Starting from scratch building a VW Golf 2.0L, been a Mustang a rear wheel drive guy to this point. The car will be a new build from street car to roundy round.

The major issue for us will be wiring and getting this thing to turn, and yes I already orderd the book.

Here is a link to the rules, we are pretty limited to what we can here guys as it is a ministock.
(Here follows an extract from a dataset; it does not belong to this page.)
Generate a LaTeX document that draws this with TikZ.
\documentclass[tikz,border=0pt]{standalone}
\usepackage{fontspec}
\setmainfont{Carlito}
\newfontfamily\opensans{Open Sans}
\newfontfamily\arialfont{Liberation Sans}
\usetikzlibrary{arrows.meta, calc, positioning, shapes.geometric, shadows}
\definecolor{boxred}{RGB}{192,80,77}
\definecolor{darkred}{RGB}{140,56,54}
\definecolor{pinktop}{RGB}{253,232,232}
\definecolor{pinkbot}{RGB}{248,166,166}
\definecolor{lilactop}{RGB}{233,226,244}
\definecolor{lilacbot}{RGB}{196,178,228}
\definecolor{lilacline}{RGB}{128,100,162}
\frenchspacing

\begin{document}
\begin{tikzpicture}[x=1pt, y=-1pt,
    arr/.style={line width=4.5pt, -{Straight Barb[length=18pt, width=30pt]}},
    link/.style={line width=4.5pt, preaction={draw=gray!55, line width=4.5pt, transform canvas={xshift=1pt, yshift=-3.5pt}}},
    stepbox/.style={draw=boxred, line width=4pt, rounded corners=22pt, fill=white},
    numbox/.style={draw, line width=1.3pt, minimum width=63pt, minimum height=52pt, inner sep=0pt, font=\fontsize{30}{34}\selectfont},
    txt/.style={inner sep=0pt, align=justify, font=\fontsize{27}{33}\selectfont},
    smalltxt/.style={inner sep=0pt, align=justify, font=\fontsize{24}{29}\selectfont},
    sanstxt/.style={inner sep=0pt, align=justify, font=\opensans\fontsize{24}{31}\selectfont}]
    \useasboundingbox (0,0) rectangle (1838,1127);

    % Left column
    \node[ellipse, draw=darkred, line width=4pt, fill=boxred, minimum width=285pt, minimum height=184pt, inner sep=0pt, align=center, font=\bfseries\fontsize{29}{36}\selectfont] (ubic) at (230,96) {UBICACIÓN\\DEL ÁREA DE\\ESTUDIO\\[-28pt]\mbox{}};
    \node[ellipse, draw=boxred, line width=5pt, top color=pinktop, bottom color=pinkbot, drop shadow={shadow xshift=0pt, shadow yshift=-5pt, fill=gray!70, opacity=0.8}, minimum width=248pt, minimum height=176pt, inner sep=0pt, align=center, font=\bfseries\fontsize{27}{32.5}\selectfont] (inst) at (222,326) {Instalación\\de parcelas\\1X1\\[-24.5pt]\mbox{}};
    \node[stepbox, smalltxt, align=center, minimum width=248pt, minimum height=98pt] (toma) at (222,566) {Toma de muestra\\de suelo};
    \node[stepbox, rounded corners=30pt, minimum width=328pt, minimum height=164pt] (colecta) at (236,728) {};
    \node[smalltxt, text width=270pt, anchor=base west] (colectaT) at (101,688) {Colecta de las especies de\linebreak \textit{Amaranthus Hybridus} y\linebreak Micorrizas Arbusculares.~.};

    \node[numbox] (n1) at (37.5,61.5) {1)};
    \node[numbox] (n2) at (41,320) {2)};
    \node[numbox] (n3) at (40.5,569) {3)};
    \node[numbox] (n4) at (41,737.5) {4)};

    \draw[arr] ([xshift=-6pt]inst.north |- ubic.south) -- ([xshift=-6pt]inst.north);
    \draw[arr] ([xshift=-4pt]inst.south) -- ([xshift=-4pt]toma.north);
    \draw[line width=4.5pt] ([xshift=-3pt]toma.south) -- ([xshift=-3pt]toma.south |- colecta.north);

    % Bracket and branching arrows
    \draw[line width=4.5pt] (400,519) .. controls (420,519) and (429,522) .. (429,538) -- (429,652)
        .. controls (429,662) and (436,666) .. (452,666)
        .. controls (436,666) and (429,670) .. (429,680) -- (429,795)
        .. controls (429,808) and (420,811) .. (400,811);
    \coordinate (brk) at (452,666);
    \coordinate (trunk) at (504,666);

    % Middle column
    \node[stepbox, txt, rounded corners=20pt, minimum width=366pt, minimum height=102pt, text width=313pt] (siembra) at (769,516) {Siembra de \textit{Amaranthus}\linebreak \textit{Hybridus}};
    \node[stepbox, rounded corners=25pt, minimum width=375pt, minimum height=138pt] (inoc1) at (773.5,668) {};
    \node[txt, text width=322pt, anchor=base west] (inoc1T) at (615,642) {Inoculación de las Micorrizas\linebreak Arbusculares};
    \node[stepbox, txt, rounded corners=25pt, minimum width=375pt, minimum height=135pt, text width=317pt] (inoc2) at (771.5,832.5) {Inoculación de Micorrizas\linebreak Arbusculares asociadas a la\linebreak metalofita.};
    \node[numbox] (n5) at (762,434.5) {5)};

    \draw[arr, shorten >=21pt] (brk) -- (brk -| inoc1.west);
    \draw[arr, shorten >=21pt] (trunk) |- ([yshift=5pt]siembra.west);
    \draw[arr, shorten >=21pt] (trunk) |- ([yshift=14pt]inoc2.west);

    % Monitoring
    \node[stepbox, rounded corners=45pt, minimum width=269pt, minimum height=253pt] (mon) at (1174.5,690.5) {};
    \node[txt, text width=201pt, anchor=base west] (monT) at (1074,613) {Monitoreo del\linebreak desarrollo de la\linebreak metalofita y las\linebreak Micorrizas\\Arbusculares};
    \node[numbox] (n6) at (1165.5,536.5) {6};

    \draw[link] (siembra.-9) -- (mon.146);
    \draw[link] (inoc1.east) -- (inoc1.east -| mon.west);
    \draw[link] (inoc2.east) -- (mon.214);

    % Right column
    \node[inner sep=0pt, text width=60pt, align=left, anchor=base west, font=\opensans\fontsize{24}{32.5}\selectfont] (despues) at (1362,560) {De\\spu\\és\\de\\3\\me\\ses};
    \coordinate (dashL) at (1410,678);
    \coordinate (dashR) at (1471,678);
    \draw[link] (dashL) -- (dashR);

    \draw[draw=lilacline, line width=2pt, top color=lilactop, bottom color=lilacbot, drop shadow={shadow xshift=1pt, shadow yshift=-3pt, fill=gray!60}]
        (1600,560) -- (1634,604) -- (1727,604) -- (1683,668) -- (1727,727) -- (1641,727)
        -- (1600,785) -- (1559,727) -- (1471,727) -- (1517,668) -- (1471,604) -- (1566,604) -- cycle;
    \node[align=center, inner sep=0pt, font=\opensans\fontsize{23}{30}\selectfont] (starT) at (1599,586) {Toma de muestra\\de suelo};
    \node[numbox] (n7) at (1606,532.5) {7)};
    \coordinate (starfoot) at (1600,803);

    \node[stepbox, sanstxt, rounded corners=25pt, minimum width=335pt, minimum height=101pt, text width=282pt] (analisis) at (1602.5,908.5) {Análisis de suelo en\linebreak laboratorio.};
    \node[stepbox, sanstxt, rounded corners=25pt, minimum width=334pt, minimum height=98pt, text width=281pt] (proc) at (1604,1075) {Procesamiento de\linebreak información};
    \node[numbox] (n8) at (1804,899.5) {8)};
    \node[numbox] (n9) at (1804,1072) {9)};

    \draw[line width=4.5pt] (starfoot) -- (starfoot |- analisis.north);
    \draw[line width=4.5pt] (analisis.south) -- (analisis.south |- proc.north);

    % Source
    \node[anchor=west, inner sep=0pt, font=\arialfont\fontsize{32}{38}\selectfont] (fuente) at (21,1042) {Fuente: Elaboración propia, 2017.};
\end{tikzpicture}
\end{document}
Any help would be wonderful guys.

Any ideas to get w good wiring diagram?


----------



## slimelime (Oct 21, 2011)

http://www.flamborospeedway.itgo.com/Compet Info/rules pdf/2011_MS_RuleBook.pdf


----------



## erty67 (Feb 23, 2010)

If you're used to a mustang, you're probably not going to like the feeling of the FWD in the turns. Two foot driving is a must. You're really restricted on options. Stock everything. :thumbdown: Best I can say is research your stiffest stock springs. GTI maybe? Stiff rear sway bar, no front sway bar. I'm assuming you got the fwd racing guide. It's a good read. Good luck.


----------



## =-VWGTiRacer-= (Jan 6, 2007)

As far as a wiring diagram, get the Robert Bentley manual. It's got anything else u will need too. :thumbup:
Out of curiosity, why are you looking to switch to a VW?


----------